After all, improving on this squad is not likely to come cheap.

LIVERPOOL, ENGLAND - Saturday, February 1, 2020: Liverpool's manager Jürgen Klopp celebrates after the FA Premier League match between Liverpool FC and Southampton FC at Anfield. Liverpool won 4-0. (Pic by David Rawcliffe/Propaganda)

But whether it’s a dip into the transfer market or the development of a player already on the books, perhaps one of the best things about the rise of the Liverpool star again is the return of a true identity.

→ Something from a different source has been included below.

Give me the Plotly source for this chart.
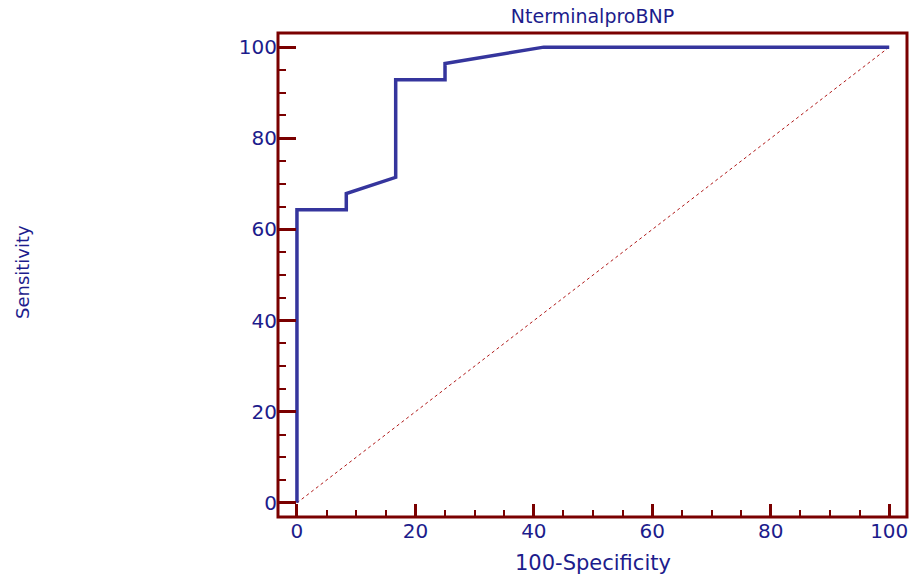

Once, we talked about ‘The Liverpool Way’. Once, we would look at players at other clubs and could recognise traits that would put them on an Anfield agenda somewhere.

Then Liverpool lost their way; focus and foresight went astray. Too many arrived and departed that were lacking from the start.

Now, we have it once more.

From first teamers to Academy players, there is a stamp of quality clear to all. From the steel to the skill, from the spirit to the star quality, the club is now back in line with the values it lived by for so long.

A bastion of invincibility? As aims go, it’s not a bad one. And Klopp and co are certainly building Liverpool up and up, from the bottom to the top.